I'm a little troubled by how much glee I was getting from this idea of not having to pay a ticket I got. Thus I am confronted by my own bad appetites. And then I am reminded of grace that is greater than all my sin. Next I think up a new rule of thumb: "the more parties (companies) involved, the more important it is to be careful." But then I realize that's just a shabbier, more qualified version of the actual command I have been given: to do unto others as I would have them do unto me. So much bigger. So much harder. So familiar that I hardly think about it.

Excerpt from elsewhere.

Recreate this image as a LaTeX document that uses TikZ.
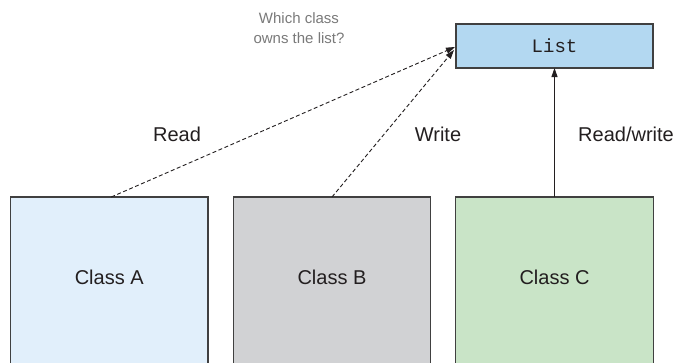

Wednesday, January 12, 2011

snow boon

Columbia got several inches of snow this past Sunday night. And while that might not seem like anything to blog about to my friends in the midwest, it was enough to close the University of South Carolina for 2 and half days. This allowed me extra time to rest, enjoy the company of a friend, and make arrangements to pay this semester's school bill (insurance and technologies fees). And so I'm thankful to the Lord for the goodness of bad weather and the rest it brought me.

Some people at my apartment spent part of their snow day building this snow man:

At first I was struck by his cigar nose and wondered if this was fitting for a snow man. But then I remembered Frosty, the Ur snow man, and how his was a corn cob pipe. Surely a cigar can't be that different? I approve.